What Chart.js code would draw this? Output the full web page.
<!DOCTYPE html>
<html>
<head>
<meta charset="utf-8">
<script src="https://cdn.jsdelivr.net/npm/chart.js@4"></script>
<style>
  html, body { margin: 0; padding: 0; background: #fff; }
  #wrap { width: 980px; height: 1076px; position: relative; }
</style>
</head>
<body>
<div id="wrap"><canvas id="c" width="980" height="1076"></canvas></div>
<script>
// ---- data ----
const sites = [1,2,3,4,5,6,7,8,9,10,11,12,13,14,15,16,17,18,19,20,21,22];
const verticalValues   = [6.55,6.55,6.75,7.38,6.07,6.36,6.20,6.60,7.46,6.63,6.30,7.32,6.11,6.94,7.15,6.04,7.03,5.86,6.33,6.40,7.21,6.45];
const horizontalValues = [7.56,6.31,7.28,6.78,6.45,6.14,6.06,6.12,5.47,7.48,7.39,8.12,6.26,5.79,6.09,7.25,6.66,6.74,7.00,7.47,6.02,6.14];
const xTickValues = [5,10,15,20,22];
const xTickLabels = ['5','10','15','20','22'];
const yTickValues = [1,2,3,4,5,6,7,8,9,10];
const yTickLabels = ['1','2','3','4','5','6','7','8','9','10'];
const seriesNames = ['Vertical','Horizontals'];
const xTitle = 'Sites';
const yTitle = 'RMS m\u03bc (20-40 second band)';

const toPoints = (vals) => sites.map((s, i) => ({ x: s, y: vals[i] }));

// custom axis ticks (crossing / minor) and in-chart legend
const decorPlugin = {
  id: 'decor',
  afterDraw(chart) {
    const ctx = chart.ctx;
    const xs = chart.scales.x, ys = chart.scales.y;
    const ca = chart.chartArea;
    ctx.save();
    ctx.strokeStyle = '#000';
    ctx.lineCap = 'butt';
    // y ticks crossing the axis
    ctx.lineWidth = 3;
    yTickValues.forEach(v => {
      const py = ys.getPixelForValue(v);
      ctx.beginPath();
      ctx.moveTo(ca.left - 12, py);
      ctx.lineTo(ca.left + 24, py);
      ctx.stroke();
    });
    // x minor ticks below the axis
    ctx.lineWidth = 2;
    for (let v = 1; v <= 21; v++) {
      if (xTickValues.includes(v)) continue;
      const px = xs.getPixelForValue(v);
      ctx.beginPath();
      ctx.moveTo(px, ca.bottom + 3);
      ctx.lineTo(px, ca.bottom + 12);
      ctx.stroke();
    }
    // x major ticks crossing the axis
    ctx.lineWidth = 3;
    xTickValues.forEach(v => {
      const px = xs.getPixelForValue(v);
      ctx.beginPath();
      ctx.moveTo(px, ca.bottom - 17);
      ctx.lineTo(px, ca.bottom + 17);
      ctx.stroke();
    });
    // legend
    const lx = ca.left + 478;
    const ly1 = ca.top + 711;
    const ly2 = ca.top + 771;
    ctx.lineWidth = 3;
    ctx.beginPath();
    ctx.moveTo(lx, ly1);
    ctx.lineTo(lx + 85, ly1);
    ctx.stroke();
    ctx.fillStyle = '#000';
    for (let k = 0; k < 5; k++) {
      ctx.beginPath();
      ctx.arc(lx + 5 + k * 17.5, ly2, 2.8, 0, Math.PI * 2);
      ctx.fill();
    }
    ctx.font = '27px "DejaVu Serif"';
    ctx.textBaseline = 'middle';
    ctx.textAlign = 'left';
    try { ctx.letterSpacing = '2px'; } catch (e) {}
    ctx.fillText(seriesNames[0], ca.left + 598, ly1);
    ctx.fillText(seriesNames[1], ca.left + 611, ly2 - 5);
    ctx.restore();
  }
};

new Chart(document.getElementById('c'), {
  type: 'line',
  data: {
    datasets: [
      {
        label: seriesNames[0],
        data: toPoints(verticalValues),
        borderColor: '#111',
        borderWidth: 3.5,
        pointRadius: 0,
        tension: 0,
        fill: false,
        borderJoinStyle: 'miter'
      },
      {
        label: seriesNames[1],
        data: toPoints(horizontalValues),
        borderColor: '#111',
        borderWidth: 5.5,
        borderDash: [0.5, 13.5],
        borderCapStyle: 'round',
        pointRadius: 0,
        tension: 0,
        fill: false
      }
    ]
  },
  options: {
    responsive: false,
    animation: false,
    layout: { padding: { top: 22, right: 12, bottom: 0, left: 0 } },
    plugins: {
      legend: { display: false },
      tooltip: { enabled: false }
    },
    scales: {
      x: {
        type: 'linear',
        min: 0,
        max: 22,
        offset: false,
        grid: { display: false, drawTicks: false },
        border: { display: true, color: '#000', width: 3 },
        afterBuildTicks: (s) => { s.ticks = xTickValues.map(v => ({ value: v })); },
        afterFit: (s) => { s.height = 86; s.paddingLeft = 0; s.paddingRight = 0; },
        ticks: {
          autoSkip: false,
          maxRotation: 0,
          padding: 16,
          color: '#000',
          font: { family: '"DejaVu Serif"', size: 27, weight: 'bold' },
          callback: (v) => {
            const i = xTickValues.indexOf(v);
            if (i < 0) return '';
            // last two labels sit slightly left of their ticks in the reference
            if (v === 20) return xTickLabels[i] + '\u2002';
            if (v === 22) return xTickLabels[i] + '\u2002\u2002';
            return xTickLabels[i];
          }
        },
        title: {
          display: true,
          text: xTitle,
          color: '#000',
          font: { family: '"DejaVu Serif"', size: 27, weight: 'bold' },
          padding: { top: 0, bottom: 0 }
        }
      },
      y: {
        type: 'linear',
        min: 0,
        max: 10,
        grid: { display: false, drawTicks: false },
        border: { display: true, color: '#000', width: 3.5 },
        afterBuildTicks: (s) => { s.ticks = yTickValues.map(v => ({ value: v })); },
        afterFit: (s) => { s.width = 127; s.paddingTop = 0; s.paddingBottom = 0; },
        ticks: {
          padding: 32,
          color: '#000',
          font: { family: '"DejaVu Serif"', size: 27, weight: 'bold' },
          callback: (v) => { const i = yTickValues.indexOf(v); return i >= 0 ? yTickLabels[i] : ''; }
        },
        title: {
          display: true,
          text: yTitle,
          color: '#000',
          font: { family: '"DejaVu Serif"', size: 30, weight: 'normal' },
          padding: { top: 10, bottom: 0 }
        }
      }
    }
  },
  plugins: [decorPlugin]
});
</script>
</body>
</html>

INSTRUCTIONS FOR THE TASK: Reproduce each line verbatim.

EXERCISE OUTPUT:
What Chart.js code would draw this? Output the full web page.
<!DOCTYPE html>
<html>
<head>
<meta charset="utf-8">
<script src="https://cdn.jsdelivr.net/npm/chart.js@4"></script>
<style>
  html, body { margin: 0; padding: 0; background: #fff; }
  #wrap { width: 980px; height: 1076px; position: relative; }
</style>
</head>
<body>
<div id="wrap"><canvas id="c" width="980" height="1076"></canvas></div>
<script>
// ---- data ----
const sites = [1,2,3,4,5,6,7,8,9,10,11,12,13,14,15,16,17,18,19,20,21,22];
const verticalValues   = [6.55,6.55,6.75,7.38,6.07,6.36,6.20,6.60,7.46,6.63,6.30,7.32,6.11,6.94,7.15,6.04,7.03,5.86,6.33,6.40,7.21,6.45];
const horizontalValues = [7.56,6.31,7.28,6.78,6.45,6.14,6.06,6.12,5.47,7.48,7.39,8.12,6.26,5.79,6.09,7.25,6.66,6.74,7.00,7.47,6.02,6.14];
const xTickValues = [5,10,15,20,22];
const xTickLabels = ['5','10','15','20','22'];
const yTickValues = [1,2,3,4,5,6,7,8,9,10];
const yTickLabels = ['1','2','3','4','5','6','7','8','9','10'];
const seriesNames = ['Vertical','Horizontals'];
const xTitle = 'Sites';
const yTitle = 'RMS m\u03bc (20-40 second band)';

const toPoints = (vals) => sites.map((s, i) => ({ x: s, y: vals[i] }));

// custom axis ticks (crossing / minor) and in-chart legend
const decorPlugin = {
  id: 'decor',
  afterDraw(chart) {
    const ctx = chart.ctx;
    const xs = chart.scales.x, ys = chart.scales.y;
    const ca = chart.chartArea;
    ctx.save();
    ctx.strokeStyle = '#000';
    ctx.lineCap = 'butt';
    // y ticks crossing the axis
    ctx.lineWidth = 3;
    yTickValues.forEach(v => {
      const py = ys.getPixelForValue(v);
      ctx.beginPath();
      ctx.moveTo(ca.left - 12, py);
      ctx.lineTo(ca.left + 24, py);
      ctx.stroke();
    });
    // x minor ticks below the axis
    ctx.lineWidth = 2;
    for (let v = 1; v <= 21; v++) {
      if (xTickValues.includes(v)) continue;
      const px = xs.getPixelForValue(v);
      ctx.beginPath();
      ctx.moveTo(px, ca.bottom + 3);
      ctx.lineTo(px, ca.bottom + 12);
      ctx.stroke();
    }
    // x major ticks crossing the axis
    ctx.lineWidth = 3;
    xTickValues.forEach(v => {
      const px = xs.getPixelForValue(v);
      ctx.beginPath();
      ctx.moveTo(px, ca.bottom - 17);
      ctx.lineTo(px, ca.bottom + 17);
      ctx.stroke();
    });
    // legend
    const lx = ca.left + 478;
    const ly1 = ca.top + 711;
    const ly2 = ca.top + 771;
    ctx.lineWidth = 3;
    ctx.beginPath();
    ctx.moveTo(lx, ly1);
    ctx.lineTo(lx + 85, ly1);
    ctx.stroke();
    ctx.fillStyle = '#000';
    for (let k = 0; k < 5; k++) {
      ctx.beginPath();
      ctx.arc(lx + 5 + k * 17.5, ly2, 2.8, 0, Math.PI * 2);
      ctx.fill();
    }
    ctx.font = '27px "DejaVu Serif"';
    ctx.textBaseline = 'middle';
    ctx.textAlign = 'left';
    try { ctx.letterSpacing = '2px'; } catch (e) {}
    ctx.fillText(seriesNames[0], ca.left + 598, ly1);
    ctx.fillText(seriesNames[1], ca.left + 611, ly2 - 5);
    ctx.restore();
  }
};

new Chart(document.getElementById('c'), {
  type: 'line',
  data: {
    datasets: [
      {
        label: seriesNames[0],
        data: toPoints(verticalValues),
        borderColor: '#111',
        borderWidth: 3.5,
        pointRadius: 0,
        tension: 0,
        fill: false,
        borderJoinStyle: 'miter'
      },
      {
        label: seriesNames[1],
        data: toPoints(horizontalValues),
        borderColor: '#111',
        borderWidth: 5.5,
        borderDash: [0.5, 13.5],
        borderCapStyle: 'round',
        pointRadius: 0,
        tension: 0,
        fill: false
      }
    ]
  },
  options: {
    responsive: false,
    animation: false,
    layout: { padding: { top: 22, right: 12, bottom: 0, left: 0 } },
    plugins: {
      legend: { display: false },
      tooltip: { enabled: false }
    },
    scales: {
      x: {
        type: 'linear',
        min: 0,
        max: 22,
        offset: false,
        grid: { display: false, drawTicks: false },
        border: { display: true, color: '#000', width: 3 },
        afterBuildTicks: (s) => { s.ticks = xTickValues.map(v => ({ value: v })); },
        afterFit: (s) => { s.height = 86; s.paddingLeft = 0; s.paddingRight = 0; },
        ticks: {
          autoSkip: false,
          maxRotation: 0,
          padding: 16,
          color: '#000',
          font: { family: '"DejaVu Serif"', size: 27, weight: 'bold' },
          callback: (v) => {
            const i = xTickValues.indexOf(v);
            if (i < 0) return '';
            // last two labels sit slightly left of their ticks in the reference
            if (v === 20) return xTickLabels[i] + '\u2002';
            if (v === 22) return xTickLabels[i] + '\u2002\u2002';
            return xTickLabels[i];
          }
        },
        title: {
          display: true,
          text: xTitle,
          color: '#000',
          font: { family: '"DejaVu Serif"', size: 27, weight: 'bold' },
          padding: { top: 0, bottom: 0 }
        }
      },
      y: {
        type: 'linear',
        min: 0,
        max: 10,
        grid: { display: false, drawTicks: false },
        border: { display: true, color: '#000', width: 3.5 },
        afterBuildTicks: (s) => { s.ticks = yTickValues.map(v => ({ value: v })); },
        afterFit: (s) => { s.width = 127; s.paddingTop = 0; s.paddingBottom = 0; },
        ticks: {
          padding: 32,
          color: '#000',
          font: { family: '"DejaVu Serif"', size: 27, weight: 'bold' },
          callback: (v) => { const i = yTickValues.indexOf(v); return i >= 0 ? yTickLabels[i] : ''; }
        },
        title: {
          display: true,
          text: yTitle,
          color: '#000',
          font: { family: '"DejaVu Serif"', size: 30, weight: 'normal' },
          padding: { top: 10, bottom: 0 }
        }
      }
    }
  },
  plugins: [decorPlugin]
});
</script>
</body>
</html>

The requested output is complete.